OK, will investigate this issue and try to come with a PR. If there are any suggestions, let me know.

botzill commented 7 years ago

Btw @jhubert, what is the desired output for this? We should not have that margin at all? Because I don't see any margin when opening in libreoffice, as you mentioned in first screen. But when converting from libreoffice to html I get:

screen shot 2016-12-23 at 12 48 40 pm

which is a little different from what we have with pydocx.

jhubert commented 7 years ago

I think the desired output is that the inset matches the word document. For this simple case, that should just mean removing the margin on the inner span.

botzill commented 7 years ago

Hm, but there can be cases when we actually need this margin there?

jhubert commented 7 years ago

There are definitely more complex cases, all of which I don't think are being handled properly. Here are some examples.

When the word document has this: image

The HTML output is this: image

In the first case, the nested list items are getting margin added to the content of each item but the bullet should be in line with the headline. Basically everything is wrong.

In the second case, the list should have a negative margin so the list items match the indent of the headline.

In the third case, the list should have additional margin so that it's inset more into the page than the headline.

I would call these more or less edge cases... the only one that really feels broken when looking at it is: image

So, that's probably worth spending the most time on.
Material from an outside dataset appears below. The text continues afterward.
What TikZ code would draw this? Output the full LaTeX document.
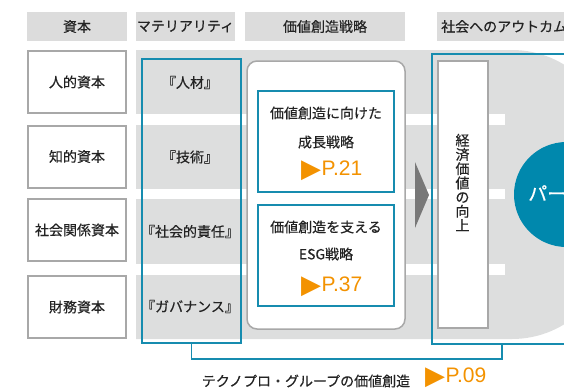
\documentclass[tikz,border=0pt]{standalone}
\usepackage{fontspec}
\setmainfont{Noto Sans CJK JP}[FakeBold=0.4]
\newfontfamily\latinfont{Liberation Sans}
\newfontfamily\symfont{DejaVu Sans}
\definecolor{hdrgray}{RGB}{220,220,220}
\definecolor{bggray}{RGB}{221,222,222}
\definecolor{tealc}{RGB}{22,140,175}
\definecolor{circteal}{RGB}{0,136,173}
\definecolor{orangec}{RGB}{243,146,0}
\definecolor{boxgray}{RGB}{168,168,168}
\definecolor{txt}{RGB}{35,35,35}
\definecolor{arrgray}{RGB}{120,120,120}
\newcommand{\tri}{{\symfont\fontsize{26}{26}\selectfont\raisebox{-2pt}{▶}}\kern0.5pt}
\begin{document}
\begin{tikzpicture}[x=1pt,y=-1pt,
 every node/.style={inner sep=0pt, text=txt, font=\fontsize{14}{16}\selectfont},
 hdr/.style={fill=hdrgray, minimum height=29pt},
 capbox/.style={draw=boxgray, fill=white, line width=2pt, minimum width=98pt, minimum height=62pt},
 tealframe/.style={draw=tealc, line width=1.5pt},
 innerbox/.style={tealframe, fill=white, minimum width=136pt, minimum height=101pt},
 pagelink/.style={text=orangec, font=\fontsize{21}{24}\latinfont},
 ]
\useasboundingbox (0,0) rectangle (564,391);
\clip (0,0) rectangle (564,391);

% headers
\node[hdr, minimum width=100pt] (h1) at (77,26.5) {資本};
\node[hdr, minimum width=99pt] (h2) at (185.5,26.5) {マテリアリティ};
\node[hdr, minimum width=160pt] (h3) at (325,26.5) {価値創造戦略};
\node[hdr, anchor=west, text width=146pt, align=left, inner xsep=4pt] (h4) at (437,26.5) {社会へのアウトカム};

% gray background band
\fill[bggray] (136,50) -- (512,50) arc[start angle=90,end angle=0,radius=100pt]
  -- (612,239) arc[start angle=0,end angle=-90,radius=100pt] -- (136,339) -- cycle;
\fill[white] (136,114) rectangle (505,125);
\fill[white] (136,188.5) rectangle (505,198.5);
\fill[white] (136,263.5) rectangle (505,274.5);

% capitals
\node[capbox] (c1) at (77,82) {人的資本};
\node[capbox] (c2) at (77,156.5) {知的資本};
\node[capbox] (c3) at (77,230) {社会関係資本};
\node[capbox] (c4) at (77,307) {財務資本};

% materiality
\node[tealframe, minimum width=99pt, minimum height=284pt] (mat) at (191.5,201) {};
\node (m1) at (190,82.5) {『人材』};
\node (m2) at (190,157) {『技術』};
\node (m3) at (190,231.5) {『社会的責任』};
\node (m4) at (190,306.5) {『ガバナンス』};

% strategy
\node[draw=boxgray, fill=white, line width=1.5pt, rounded corners=10pt,
      minimum width=158pt, minimum height=268pt] (strat) at (326,195) {};
\node[innerbox] (b1) at (326,141.5) {};
\node[innerbox] (b2) at (326,255.5) {};
\node (b1a) at (326,113) {価値創造に向けた};
\node (b1b) at (326,142) {成長戦略};
\node[pagelink, anchor=west] (b1c) at (301,170.5) {\tri P.21};
\node (b2a) at (326,227) {価値創造を支える};
\node (b2b) at (326,254) {ESG戦略};
\node[pagelink, anchor=west] (b2c) at (301,287) {\tri P.37};

% arrow
\fill[arrgray] (415,162) -- (429,195) -- (415,228) -- cycle;

% outcome
\node[tealframe, anchor=north west, minimum width=190pt, minimum height=290pt] (out) at (431,53) {};
\node[draw=boxgray, fill=white, line width=2pt, minimum width=50pt, minimum height=267pt] (kz) at (462.5,194.5) {};
\node[align=center, font=\fontsize{14}{14.2}\selectfont] (kzt) at (462.5,182.5) {経\\済\\価\\値\\の\\向\\上};
\node[circle, fill=circteal, minimum size=105pt] (pc) at (566.5,194.5) {};
\node[anchor=west, text=white, font=\fontsize{19}{22}\selectfont] (pt) at (528,193) {パー};

% bracket connector
\coordinate (oc) at (502,343);
\draw[tealc, line width=1.5pt] (mat.south) -- ++(0,15) -| (oc);

% footer
\node (foot) at (306,381) {テクノプロ・グループの価値創造};
\node[pagelink, anchor=west] (fp) at (425,377.5) {\tri P.09};
\end{tikzpicture}
\end{document}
If the rest of them get solved in the process, hurrah! 💯

botzill commented 7 years ago

@jhubert can you also attach .docx files with this example you mention, just to have some for tests. Thx

botzill commented 7 years ago

I just don't understand when we need to ignore this margin and when we should not. Maybe @winhamwr @kylegibson can give some advice on this.

jhubert commented 7 years ago

@botzill I can't think of a time where we would want the margin next to the list item. If anything, I think there would be a case where we want the margin on the whole ul.